====== Dataset

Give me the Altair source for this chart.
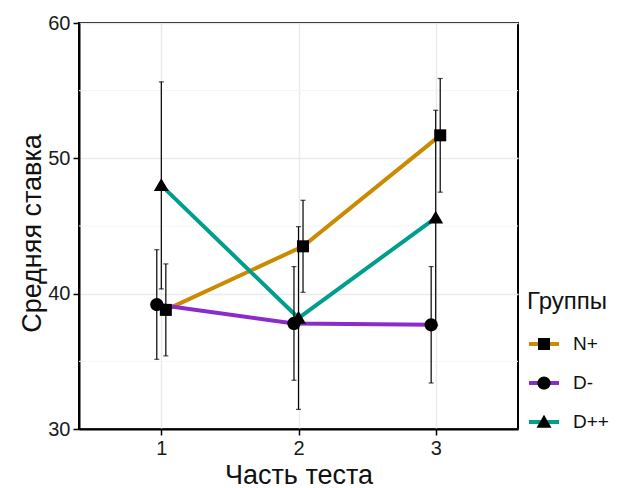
import altair as alt
import pandas as pd

parts = [1, 2, 3]
groups = ["N+", "D-", "D++"]
means = {
    "N+": [38.8, 43.5, 51.7],
    "D-": [39.2, 37.8, 37.7],
    "D++": [48.0, 38.2, 45.6],
}
errs = {
    "N+": [3.4, 3.4, 4.2],
    "D-": [4.05, 4.2, 4.3],
    "D++": [7.65, 6.75, 7.95],
}
colors = ["#CC8A00", "#8A2BCC", "#009E8C"]
# marker outlines in symbol units (1 unit = sqrt(size)/2 px)
shapes = [
    "M-0.4,-0.4H0.4V0.4H-0.4Z",
    "M-0.44,0A0.44,0.44,0,1,0,0.44,0A0.44,0.44,0,1,0,-0.44,0Z",
    "M0,-0.48L0.5,0.38L-0.5,0.38Z",
]
y_ticks = [30, 40, 50, 60]
y_minor = [35, 45, 55]

rows = []
for g in groups:
    for p, m, e in zip(parts, means[g], errs[g]):
        rows.append({"part": p, "group": g, "grp": g, "mean": m, "lo": m - e, "hi": m + e})
df = pd.DataFrame(rows)
minor_df = pd.DataFrame({"v": y_minor})

xscale = alt.Scale(domain=[0.4, 3.6], nice=False, zero=False)
yscale = alt.Scale(domain=[30, 60], nice=False, zero=False)

base = alt.Chart(df).transform_calculate(
    xpos="datum.part + (datum.group === 'D-' ? -0.033 : (datum.group === 'N+' ? 0.033 : 0))"
)

x_enc = alt.X("xpos:Q", scale=xscale, title="Часть теста",
              axis=alt.Axis(values=parts, format="d", titlePadding=4))
y_enc = alt.Y("mean:Q", scale=yscale, title="Средняя ставка",
              axis=alt.Axis(values=y_ticks, titleY=210, titlePadding=1))

common_legend = dict(title="Группы", orient="none", legendX=448, legendY=267,
                     symbolSize=900, symbolStrokeWidth=4, clipHeight=30,
                     rowPadding=9.0, labelFontSize=19, titleFontSize=24,
                     titleFontWeight="normal", titlePadding=15,
                     labelOffset=12, labelColor="#111", titleColor="#111",
                     labelFont="Liberation Sans", titleFont="Liberation Sans")

minor = alt.Chart(minor_df).mark_rule(color="#F4F4F4", strokeWidth=1).encode(
    y=alt.Y("v:Q", scale=yscale)
)

lines = base.mark_line(strokeWidth=4).encode(
    x=x_enc,
    y=y_enc,
    color=alt.Color("group:N", scale=alt.Scale(domain=groups, range=colors),
                    legend=alt.Legend(symbolType="stroke", **common_legend)),
    detail="group:N",
    order="part:Q",
)

bars = base.mark_errorbar(ticks=True, size=5, thickness=1.2, color="black", orient="vertical").encode(
    x=alt.X("xpos:Q", scale=xscale),
    y=alt.Y("lo:Q", scale=yscale, title="Средняя ставка"),
    y2="hi:Q",
)

points = base.mark_point(filled=True, opacity=1, size=900, strokeWidth=0).encode(
    x=alt.X("xpos:Q", scale=xscale),
    y=alt.Y("mean:Q", scale=yscale),
    color=alt.value("black"),
    shape=alt.Shape("grp:N", scale=alt.Scale(domain=groups, range=shapes),
                    legend=alt.Legend(symbolFillColor="black", symbolStrokeColor="rgba(0,0,0,0)",
                                      labelOpacity=0, titleOpacity=0, **common_legend)),
)

chart = alt.layer(minor, lines, bars, points).resolve_legend(color="independent", shape="independent").properties(
    width=439, height=406,
    autosize=alt.AutoSizeParams(type="none"),
    padding={"left": 71, "top": 15, "right": 101, "bottom": 60},
).configure_view(
    stroke="black", strokeWidth=2
).configure_axis(
    grid=True, gridColor="#EBEBEB", gridWidth=1.5,
    domainColor="black", domainWidth=2,
    tickColor="black", tickSize=6, tickWidth=1.5,
    labelFontSize=20, labelColor="#1a1a1a", labelPadding=3, labelFont="Liberation Sans",
    titleFontSize=27, titleFontWeight="normal", titleColor="#111", titleFont="Liberation Sans",
)

chart.save("out.html", embed_options={"renderer": "svg", "actions": False})
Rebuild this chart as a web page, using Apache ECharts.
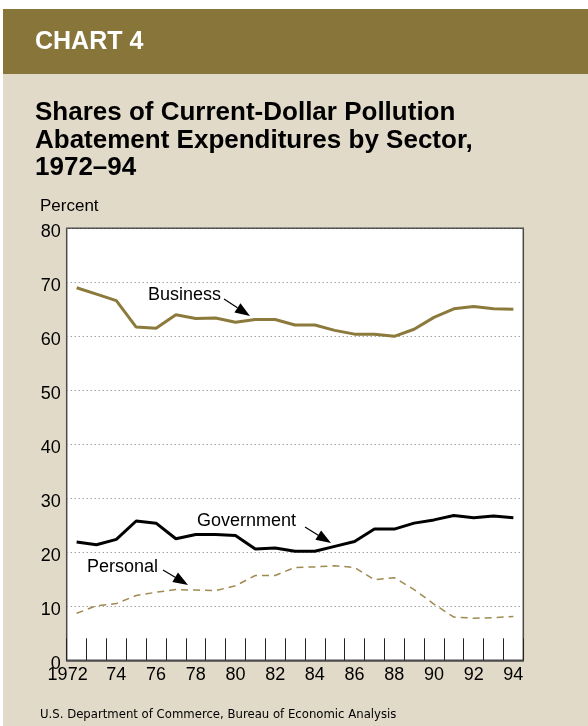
<!DOCTYPE html>
<html>
<head>
<meta charset="utf-8">
<script src="https://cdn.jsdelivr.net/npm/echarts@6/dist/echarts.min.js"></script>
<style>
html,body{margin:0;padding:0;background:#fff;}
#c{width:588px;height:726px;}
</style>
</head>
<body>
<div id="c"></div>
<script>
const years = ['1972','1973','1974','1975','1976','1977','1978','1979','1980','1981','1982','1983','1984','1985','1986','1987','1988','1989','1990','1991','1992','1993','1994'];
const business   = [69.0,67.8,66.6,61.7,61.5,64.0,63.3,63.4,62.6,63.1,63.1,62.1,62.1,61.1,60.4,60.4,60.0,61.3,63.5,65.1,65.5,65.1,65.0];
const government = [21.9,21.4,22.4,25.8,25.4,22.5,23.3,23.3,23.1,20.6,20.8,20.2,20.2,21.1,22.0,24.3,24.3,25.4,26.0,26.8,26.4,26.7,26.4];
const personal   = [8.7,10.1,10.5,12.0,12.6,13.1,13.0,12.9,13.8,15.7,15.7,17.2,17.3,17.5,17.2,14.9,15.3,13.1,10.4,8.0,7.8,7.9,8.1];
const xTickLabels = {'1972':'1972','1974':'74','1976':'76','1978':'78','1980':'80','1982':'82','1984':'84','1986':'86','1988':'88','1990':'90','1992':'92','1994':'94'};
const yTicks = [0,10,20,30,40,50,60,70,80];

const FONT = '"Liberation Sans", Arial, Helvetica, sans-serif';
const NARROW = '"Liberation Sans Narrow", "DejaVu Sans Condensed", "Liberation Sans", sans-serif';

function arrow(x1, y1, x2, y2) {
  const dx = x2 - x1, dy = y2 - y1, L = Math.sqrt(dx*dx + dy*dy);
  const ux = dx / L, uy = dy / L, nx = -uy, ny = ux;
  const hl = 15, hw = 5.5;
  const bx = x2 - hl * ux, by = y2 - hl * uy;
  return [
    {type:'line', shape:{x1:x1, y1:y1, x2:bx, y2:by}, style:{stroke:'#000', lineWidth:1.2}, z:100},
    {type:'polygon', shape:{points:[[x2,y2],[bx+hw*nx,by+hw*ny],[bx-hw*nx,by-hw*ny]]}, style:{fill:'#000'}, z:100}
  ];
}

const chart = echarts.init(document.getElementById('c'), null, {renderer:'canvas'});

const graphics = [
  {type:'rect', shape:{x:3, y:9, width:585, height:65}, style:{fill:'#877539'}, z:-10},
  {type:'rect', shape:{x:3, y:74, width:585, height:652}, style:{fill:'#e1dac9'}, z:-10},
  {type:'text', x:35, y:42.5, style:{text:'CHART 4', fill:'#fff', font:'bold 25px ' + FONT, verticalAlign:'middle'}},
  {type:'text', x:35, y:113, style:{text:'Shares of Current-Dollar Pollution', fill:'#000', font:'bold 26px ' + FONT, verticalAlign:'middle'}},
  {type:'text', x:35, y:140.5, style:{text:'Abatement Expenditures by Sector,', fill:'#000', font:'bold 26px ' + FONT, verticalAlign:'middle'}},
  {type:'text', x:35, y:168, style:{text:'1972\u201394', fill:'#000', font:'bold 26px ' + FONT, verticalAlign:'middle'}},
  {type:'text', x:40, y:206, style:{text:'Percent', fill:'#000', font:'17px ' + FONT, verticalAlign:'middle'}},
  {type:'text', x:40, y:715, style:{text:'U.S. Department of Commerce, Bureau of Economic Analysis', fill:'#000', font:'13px ' + NARROW, verticalAlign:'middle'}},
  {type:'text', x:148, y:295, style:{text:'Business', fill:'#000', font:'18px ' + FONT, verticalAlign:'middle'}, z:100},
  {type:'text', x:197, y:521.5, style:{text:'Government', fill:'#000', font:'18px ' + FONT, verticalAlign:'middle'}, z:100},
  {type:'text', x:87, y:567, style:{text:'Personal', fill:'#000', font:'18px ' + FONT, verticalAlign:'middle'}, z:100}
].concat(arrow(224, 299, 250, 316), arrow(305, 527, 331, 543), arrow(163, 570, 188, 585));

chart.setOption({
  animation: false,
  backgroundColor: 'transparent',
  grid: {left:66.7, top:228.3, width:456.6, height:432, show:true, backgroundColor:'#fff', borderColor:'#4a4a4a', borderWidth:1.5, containLabel:false},
  xAxis: {
    type:'category', data: years, boundaryGap:true,
    axisLine:{show:true, lineStyle:{color:'#4a4a4a', width:1.5}},
    axisTick:{show:true, inside:true, length:22, interval:0, lineStyle:{color:'#222', width:1}},
    axisLabel:{
      interval:0, margin:6, color:'#000', fontFamily:FONT, fontSize:18,
      formatter: function(v){ const t = xTickLabels[v]; if (!t) return ''; return v === '1972' ? '{f|' + t + '}' : t; },
      rich:{f:{fontFamily:FONT, fontSize:18, color:'#000', padding:[0,18,0,0]}}
    },
    splitLine:{show:false}
  },
  yAxis: {
    type:'value', min:0, max:80, interval:10,
    axisLine:{show:false}, axisTick:{show:false},
    axisLabel:{color:'#000', fontFamily:FONT, fontSize:18, margin:6,
      formatter: function(v){ return yTicks.indexOf(v) >= 0 ? '{a|' + v + '}' : ''; },
      rich:{a:{fontFamily:FONT, fontSize:18, color:'#000', padding:[7,0,0,0]}}},
    splitLine:{show:true, lineStyle:{color:'#777', width:1, type:[1,3]}}
  },
  series: [
    {name:'Business', type:'line', data:business, symbol:'none', smooth:false, lineStyle:{color:'#8b7a3b', width:3}, z:5},
    {name:'Government', type:'line', data:government, symbol:'none', smooth:false, lineStyle:{color:'#000', width:3}, z:5},
    {name:'Personal', type:'line', data:personal, symbol:'none', smooth:false, lineStyle:{color:'#a08a52', width:1.5, type:[7,5]}, z:5}
  ],
  graphic: graphics
});
</script>
</body>
</html>
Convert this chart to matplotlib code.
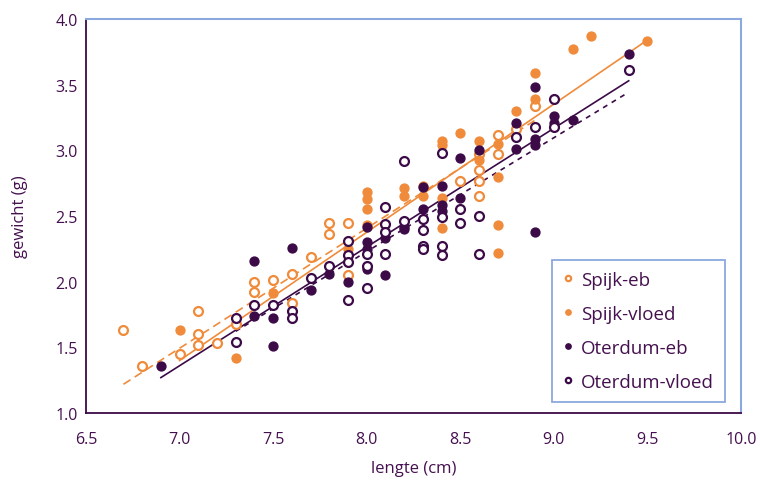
import matplotlib.pyplot as plt
import numpy as np

# ---- data (lengte in cm, gewicht in g) ----
spijk_eb_x = [6.7, 6.8, 7.0, 7.1, 7.1, 7.1, 7.2, 7.3, 7.4, 7.4, 7.5, 7.6, 7.6, 7.7,
              7.8, 7.8, 7.9, 7.9, 8.5, 8.6, 8.6, 8.6, 8.6, 8.7, 8.7, 8.8, 8.9]
spijk_eb_y = [1.63, 1.36, 1.45, 1.78, 1.60, 1.52, 1.53, 1.68, 2.00, 1.92, 2.01, 2.06, 1.84, 2.19,
              2.45, 2.36, 2.45, 2.05, 2.77, 2.97, 2.85, 2.77, 2.65, 3.12, 2.97, 3.16, 3.34]

spijk_vloed_x = [7.0, 7.3, 7.5, 7.9, 8.0, 8.0, 8.0, 8.0, 8.2, 8.2, 8.3, 8.3, 8.4, 8.4, 8.4, 8.4,
                 8.5, 8.6, 8.6, 8.7, 8.7, 8.7, 8.7, 8.8, 8.9, 8.9, 9.1, 9.2, 9.5]
spijk_vloed_y = [1.63, 1.42, 1.91, 2.25, 2.68, 2.63, 2.55, 2.43, 2.71, 2.65, 2.73, 2.65, 3.07, 3.04, 2.64, 2.41,
                 3.13, 3.07, 2.93, 3.05, 2.80, 2.43, 2.22, 3.30, 3.59, 3.39, 3.77, 3.87, 3.83]

oterdum_eb_x = [6.9, 7.4, 7.4, 7.5, 7.5, 7.6, 7.7, 7.8, 7.9, 8.0, 8.0, 8.0, 8.0, 8.1, 8.1,
                8.2, 8.2, 8.3, 8.3, 8.4, 8.4, 8.4, 8.5, 8.5, 8.6, 8.8, 8.8, 8.9, 8.9, 8.9, 8.9,
                9.0, 9.0, 9.1, 9.4]
oterdum_eb_y = [1.36, 2.16, 1.74, 1.72, 1.51, 2.26, 1.94, 2.06, 2.00, 2.42, 2.30, 2.25, 2.10, 2.33, 2.05,
                2.42, 2.40, 2.72, 2.55, 2.73, 2.58, 2.54, 2.94, 2.64, 3.00, 3.21, 3.01, 3.48, 3.09, 3.04, 2.38,
                3.26, 3.21, 3.23, 3.73]

oterdum_vloed_x = [7.3, 7.3, 7.4, 7.5, 7.6, 7.6, 7.7, 7.8, 7.9, 7.9, 7.9, 7.9, 8.0, 8.0, 8.0,
                   8.1, 8.1, 8.1, 8.1, 8.2, 8.2, 8.3, 8.3, 8.3, 8.3, 8.4, 8.4, 8.4, 8.4,
                   8.5, 8.5, 8.6, 8.6, 8.8, 8.9, 9.0, 9.0, 9.4]
oterdum_vloed_y = [1.72, 1.54, 1.82, 1.82, 1.78, 1.72, 2.03, 2.12, 2.31, 2.20, 2.15, 1.86, 2.21, 2.12, 1.95,
                   2.57, 2.44, 2.38, 2.21, 2.92, 2.46, 2.48, 2.39, 2.27, 2.25, 2.98, 2.49, 2.27, 2.20,
                   2.55, 2.45, 2.50, 2.21, 3.10, 3.18, 3.39, 3.18, 3.61]

# linear trend lines (slope, intercept) as seen in the chart
trend_spijk_eb = (0.914, -4.905)
trend_spijk_vloed = (0.976, -5.432)
trend_oterdum_eb = (0.904, -4.968)
trend_oterdum_vloed = (0.867, -4.707)

labels = ["Spijk-eb", "Spijk-vloed", "Oterdum-eb", "Oterdum-vloed"]
x_ticks = [6.5, 7.0, 7.5, 8.0, 8.5, 9.0, 9.5, 10.0]
y_ticks = [1.0, 1.5, 2.0, 2.5, 3.0, 3.5, 4.0]

orange = "#EF8B3B"
purple = "#3B0A47"
txt = "#45104F"
blue = "#8BA9DD"

plt.rcParams['font.family'] = ['Open Sans', 'DejaVu Sans']

fig = plt.figure(figsize=(7.6, 4.89), dpi=100)
ax = fig.add_axes([0.1132, 0.1534, 0.8618, 0.8057])

ms = 6.4
ax.plot(spijk_eb_x, spijk_eb_y, 'o', ms=ms, mfc='white', mec=orange, mew=1.6, label=labels[0], zorder=3)
ax.plot(spijk_vloed_x, spijk_vloed_y, 'o', ms=ms, mfc=orange, mec=orange, label=labels[1], zorder=3)
ax.plot(oterdum_eb_x, oterdum_eb_y, 'o', ms=ms, mfc=purple, mec=purple, label=labels[2], zorder=4)
ax.plot(oterdum_vloed_x, oterdum_vloed_y, 'o', ms=ms, mfc='white', mec=purple, mew=1.6, label=labels[3], zorder=4)

# trend lines over each series' own x range
for xs, (a, b), col, ls in [(spijk_eb_x, trend_spijk_eb, orange, (0, (5, 3))),
                            (spijk_vloed_x, trend_spijk_vloed, orange, '-'),
                            (oterdum_eb_x, trend_oterdum_eb, purple, '-'),
                            (oterdum_vloed_x, trend_oterdum_vloed, purple, (0, (3, 3)))]:
    xr = np.array([min(xs), max(xs)])
    ax.plot(xr, a * xr + b, color=col, lw=1.2, linestyle=ls, zorder=2)

ax.set_xlim(6.5, 10.0)
ax.set_ylim(1.0, 4.0)
ax.set_xticks(x_ticks)
ax.set_yticks(y_ticks)
ax.set_xticklabels([f"{v:.1f}" for v in x_ticks])
ax.set_yticklabels([f"{v:.1f}" for v in y_ticks])
ax.tick_params(length=0, labelsize=11.5, colors=txt)
ax.tick_params(axis='x', pad=13)
ax.tick_params(axis='y', pad=6)

for s in ['left', 'bottom']:
    ax.spines[s].set_color(purple)
    ax.spines[s].set_linewidth(1.3)
for s in ['top', 'right']:
    ax.spines[s].set_color(blue)
    ax.spines[s].set_linewidth(1.5)

ax.set_xlabel("lengte (cm)", fontsize=12, color=txt, labelpad=9)
ax.set_ylabel("gewicht (g)", fontsize=12, color=txt, labelpad=20)

leg = ax.legend(loc='lower right', bbox_to_anchor=(0.976, 0.028), borderaxespad=0,
                fancybox=False, edgecolor=blue, framealpha=1, fontsize=13.5,
                markerscale=0.6, handlelength=0.5, handletextpad=0.45,
                labelspacing=0.85, borderpad=0.6, labelcolor=txt)
leg.get_frame().set_linewidth(1.3)

fig.savefig("out.png", dpi=100)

============

Restate word for word only the lines from where the entries begin through the one with "import pandas as pd"; omit the pictures.

Give me the Altair source for this chart.
import altair as alt
import pandas as pd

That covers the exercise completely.